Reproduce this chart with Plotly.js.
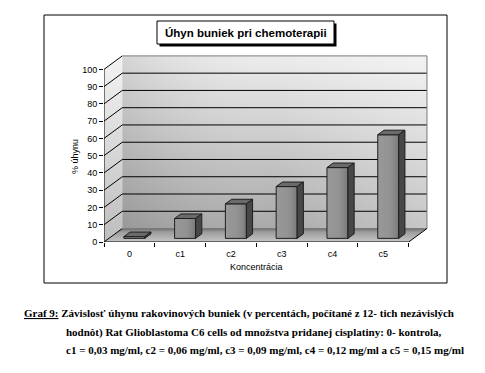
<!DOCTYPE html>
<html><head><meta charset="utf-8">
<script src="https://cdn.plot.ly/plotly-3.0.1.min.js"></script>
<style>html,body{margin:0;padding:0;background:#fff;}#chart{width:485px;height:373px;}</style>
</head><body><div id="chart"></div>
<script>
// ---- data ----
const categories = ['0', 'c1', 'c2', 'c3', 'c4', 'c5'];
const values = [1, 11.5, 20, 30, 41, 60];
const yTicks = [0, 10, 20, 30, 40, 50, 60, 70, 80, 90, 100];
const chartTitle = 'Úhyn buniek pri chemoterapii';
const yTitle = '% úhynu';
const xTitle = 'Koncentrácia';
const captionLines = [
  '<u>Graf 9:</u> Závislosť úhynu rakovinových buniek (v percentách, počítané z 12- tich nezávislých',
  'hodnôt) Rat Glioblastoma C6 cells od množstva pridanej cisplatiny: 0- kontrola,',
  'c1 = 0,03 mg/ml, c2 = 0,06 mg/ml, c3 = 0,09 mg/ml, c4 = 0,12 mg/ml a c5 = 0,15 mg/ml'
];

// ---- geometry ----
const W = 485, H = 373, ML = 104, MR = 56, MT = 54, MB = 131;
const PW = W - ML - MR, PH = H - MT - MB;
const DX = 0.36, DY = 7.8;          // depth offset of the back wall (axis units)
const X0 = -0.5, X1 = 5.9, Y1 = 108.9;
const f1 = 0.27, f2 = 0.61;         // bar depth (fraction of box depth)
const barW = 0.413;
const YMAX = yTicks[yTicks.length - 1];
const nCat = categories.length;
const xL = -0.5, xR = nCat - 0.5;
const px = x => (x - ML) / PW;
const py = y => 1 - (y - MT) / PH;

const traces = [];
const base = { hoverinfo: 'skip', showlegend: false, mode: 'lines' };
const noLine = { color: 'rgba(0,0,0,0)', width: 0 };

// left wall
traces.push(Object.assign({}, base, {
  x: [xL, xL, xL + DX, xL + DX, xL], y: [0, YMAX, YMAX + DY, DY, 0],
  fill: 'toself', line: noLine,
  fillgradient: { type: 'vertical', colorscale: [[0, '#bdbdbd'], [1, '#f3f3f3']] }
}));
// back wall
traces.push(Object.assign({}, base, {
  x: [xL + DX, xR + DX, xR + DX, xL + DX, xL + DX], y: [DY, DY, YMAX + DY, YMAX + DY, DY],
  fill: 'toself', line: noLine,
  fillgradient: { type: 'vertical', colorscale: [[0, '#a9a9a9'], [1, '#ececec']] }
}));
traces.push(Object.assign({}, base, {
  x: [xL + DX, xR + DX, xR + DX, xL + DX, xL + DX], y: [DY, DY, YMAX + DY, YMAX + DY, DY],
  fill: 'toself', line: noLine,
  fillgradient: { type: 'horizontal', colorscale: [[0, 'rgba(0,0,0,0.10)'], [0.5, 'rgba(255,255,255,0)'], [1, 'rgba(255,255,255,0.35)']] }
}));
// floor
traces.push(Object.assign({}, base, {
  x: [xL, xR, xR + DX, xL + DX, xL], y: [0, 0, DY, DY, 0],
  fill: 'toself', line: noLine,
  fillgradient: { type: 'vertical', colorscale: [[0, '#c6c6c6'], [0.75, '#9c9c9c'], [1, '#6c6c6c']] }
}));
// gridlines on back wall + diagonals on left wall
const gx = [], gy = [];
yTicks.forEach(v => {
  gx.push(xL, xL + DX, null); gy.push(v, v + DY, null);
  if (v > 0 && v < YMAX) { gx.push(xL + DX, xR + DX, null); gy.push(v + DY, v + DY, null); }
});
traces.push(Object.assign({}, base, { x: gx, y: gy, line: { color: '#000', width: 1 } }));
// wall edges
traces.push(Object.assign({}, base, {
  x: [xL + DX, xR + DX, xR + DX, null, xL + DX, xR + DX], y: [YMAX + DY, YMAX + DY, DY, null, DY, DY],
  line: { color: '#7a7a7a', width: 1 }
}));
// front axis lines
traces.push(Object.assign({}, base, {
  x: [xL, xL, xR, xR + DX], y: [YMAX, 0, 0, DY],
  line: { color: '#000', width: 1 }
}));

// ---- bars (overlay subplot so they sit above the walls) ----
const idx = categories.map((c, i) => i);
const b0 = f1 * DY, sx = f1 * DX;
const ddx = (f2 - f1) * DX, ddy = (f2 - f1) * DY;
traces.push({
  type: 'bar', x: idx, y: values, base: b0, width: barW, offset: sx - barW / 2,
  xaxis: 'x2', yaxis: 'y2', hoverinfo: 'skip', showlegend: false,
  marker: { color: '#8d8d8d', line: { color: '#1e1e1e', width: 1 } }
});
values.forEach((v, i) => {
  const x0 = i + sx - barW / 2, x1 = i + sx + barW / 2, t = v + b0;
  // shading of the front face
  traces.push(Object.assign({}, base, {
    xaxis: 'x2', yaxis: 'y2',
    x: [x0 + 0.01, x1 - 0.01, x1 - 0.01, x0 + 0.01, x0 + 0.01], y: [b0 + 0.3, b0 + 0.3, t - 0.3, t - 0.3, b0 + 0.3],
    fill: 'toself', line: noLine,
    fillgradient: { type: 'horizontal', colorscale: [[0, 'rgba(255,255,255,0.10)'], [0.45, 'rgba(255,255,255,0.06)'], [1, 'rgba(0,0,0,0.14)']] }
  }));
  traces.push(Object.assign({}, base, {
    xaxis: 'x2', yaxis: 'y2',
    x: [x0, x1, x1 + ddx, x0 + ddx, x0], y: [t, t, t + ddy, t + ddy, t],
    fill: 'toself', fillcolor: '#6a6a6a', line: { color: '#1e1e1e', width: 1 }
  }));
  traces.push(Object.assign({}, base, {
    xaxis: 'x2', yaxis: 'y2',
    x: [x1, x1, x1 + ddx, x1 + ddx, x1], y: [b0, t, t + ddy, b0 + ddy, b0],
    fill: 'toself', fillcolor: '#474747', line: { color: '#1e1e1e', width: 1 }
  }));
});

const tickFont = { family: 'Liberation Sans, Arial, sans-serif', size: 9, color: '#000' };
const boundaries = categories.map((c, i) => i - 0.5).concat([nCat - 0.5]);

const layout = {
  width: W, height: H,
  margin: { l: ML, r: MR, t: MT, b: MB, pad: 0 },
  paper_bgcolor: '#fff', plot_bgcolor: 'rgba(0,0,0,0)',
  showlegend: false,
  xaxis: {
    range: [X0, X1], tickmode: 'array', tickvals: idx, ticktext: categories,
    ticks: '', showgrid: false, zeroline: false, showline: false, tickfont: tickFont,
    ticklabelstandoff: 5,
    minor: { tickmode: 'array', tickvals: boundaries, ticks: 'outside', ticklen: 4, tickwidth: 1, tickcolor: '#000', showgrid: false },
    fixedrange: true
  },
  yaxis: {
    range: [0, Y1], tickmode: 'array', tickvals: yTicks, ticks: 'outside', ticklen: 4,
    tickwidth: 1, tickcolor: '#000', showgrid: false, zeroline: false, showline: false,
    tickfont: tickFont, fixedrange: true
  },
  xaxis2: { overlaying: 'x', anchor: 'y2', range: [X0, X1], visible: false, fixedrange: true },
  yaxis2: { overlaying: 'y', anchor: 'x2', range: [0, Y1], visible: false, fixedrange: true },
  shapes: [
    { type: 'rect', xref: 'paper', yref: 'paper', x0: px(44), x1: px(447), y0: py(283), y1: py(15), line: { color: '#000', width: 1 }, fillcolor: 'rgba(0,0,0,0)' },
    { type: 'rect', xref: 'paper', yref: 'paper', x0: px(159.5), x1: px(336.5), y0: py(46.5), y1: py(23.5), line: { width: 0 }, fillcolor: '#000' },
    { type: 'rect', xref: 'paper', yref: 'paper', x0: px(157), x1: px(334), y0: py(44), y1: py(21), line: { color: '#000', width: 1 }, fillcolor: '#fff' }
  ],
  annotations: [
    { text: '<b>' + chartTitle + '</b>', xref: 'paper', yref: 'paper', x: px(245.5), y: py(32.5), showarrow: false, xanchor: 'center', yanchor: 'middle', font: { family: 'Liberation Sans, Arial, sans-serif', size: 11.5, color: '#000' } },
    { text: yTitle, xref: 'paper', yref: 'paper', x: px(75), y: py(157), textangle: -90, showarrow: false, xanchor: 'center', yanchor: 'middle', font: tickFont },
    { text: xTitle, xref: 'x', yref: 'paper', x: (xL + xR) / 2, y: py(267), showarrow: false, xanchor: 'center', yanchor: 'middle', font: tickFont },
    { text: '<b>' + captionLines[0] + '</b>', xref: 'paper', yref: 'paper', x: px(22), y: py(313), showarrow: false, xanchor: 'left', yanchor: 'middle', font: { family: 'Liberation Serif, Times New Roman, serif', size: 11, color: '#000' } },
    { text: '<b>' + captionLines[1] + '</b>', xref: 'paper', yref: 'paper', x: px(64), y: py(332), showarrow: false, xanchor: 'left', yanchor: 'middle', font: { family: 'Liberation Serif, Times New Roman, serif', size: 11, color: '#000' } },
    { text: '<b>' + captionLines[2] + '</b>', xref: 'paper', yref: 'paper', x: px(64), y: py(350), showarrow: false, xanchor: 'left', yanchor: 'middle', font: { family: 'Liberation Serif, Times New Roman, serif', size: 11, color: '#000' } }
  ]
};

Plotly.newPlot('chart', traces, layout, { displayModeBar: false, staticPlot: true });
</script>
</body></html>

============

__To be done__
Please repeat exactly the data above from its first line to the line that contains "color: 'rgba(0,0,0,0)', width: 0", inclusive, and leave every picture out.

__Result below__
Reproduce this chart with Plotly.js.
<!DOCTYPE html>
<html><head><meta charset="utf-8">
<script src="https://cdn.plot.ly/plotly-3.0.1.min.js"></script>
<style>html,body{margin:0;padding:0;background:#fff;}#chart{width:485px;height:373px;}</style>
</head><body><div id="chart"></div>
<script>
// ---- data ----
const categories = ['0', 'c1', 'c2', 'c3', 'c4', 'c5'];
const values = [1, 11.5, 20, 30, 41, 60];
const yTicks = [0, 10, 20, 30, 40, 50, 60, 70, 80, 90, 100];
const chartTitle = 'Úhyn buniek pri chemoterapii';
const yTitle = '% úhynu';
const xTitle = 'Koncentrácia';
const captionLines = [
  '<u>Graf 9:</u> Závislosť úhynu rakovinových buniek (v percentách, počítané z 12- tich nezávislých',
  'hodnôt) Rat Glioblastoma C6 cells od množstva pridanej cisplatiny: 0- kontrola,',
  'c1 = 0,03 mg/ml, c2 = 0,06 mg/ml, c3 = 0,09 mg/ml, c4 = 0,12 mg/ml a c5 = 0,15 mg/ml'
];

// ---- geometry ----
const W = 485, H = 373, ML = 104, MR = 56, MT = 54, MB = 131;
const PW = W - ML - MR, PH = H - MT - MB;
const DX = 0.36, DY = 7.8;          // depth offset of the back wall (axis units)
const X0 = -0.5, X1 = 5.9, Y1 = 108.9;
const f1 = 0.27, f2 = 0.61;         // bar depth (fraction of box depth)
const barW = 0.413;
const YMAX = yTicks[yTicks.length - 1];
const nCat = categories.length;
const xL = -0.5, xR = nCat - 0.5;
const px = x => (x - ML) / PW;
const py = y => 1 - (y - MT) / PH;

const traces = [];
const base = { hoverinfo: 'skip', showlegend: false, mode: 'lines' };
const noLine = { color: 'rgba(0,0,0,0)', width: 0 };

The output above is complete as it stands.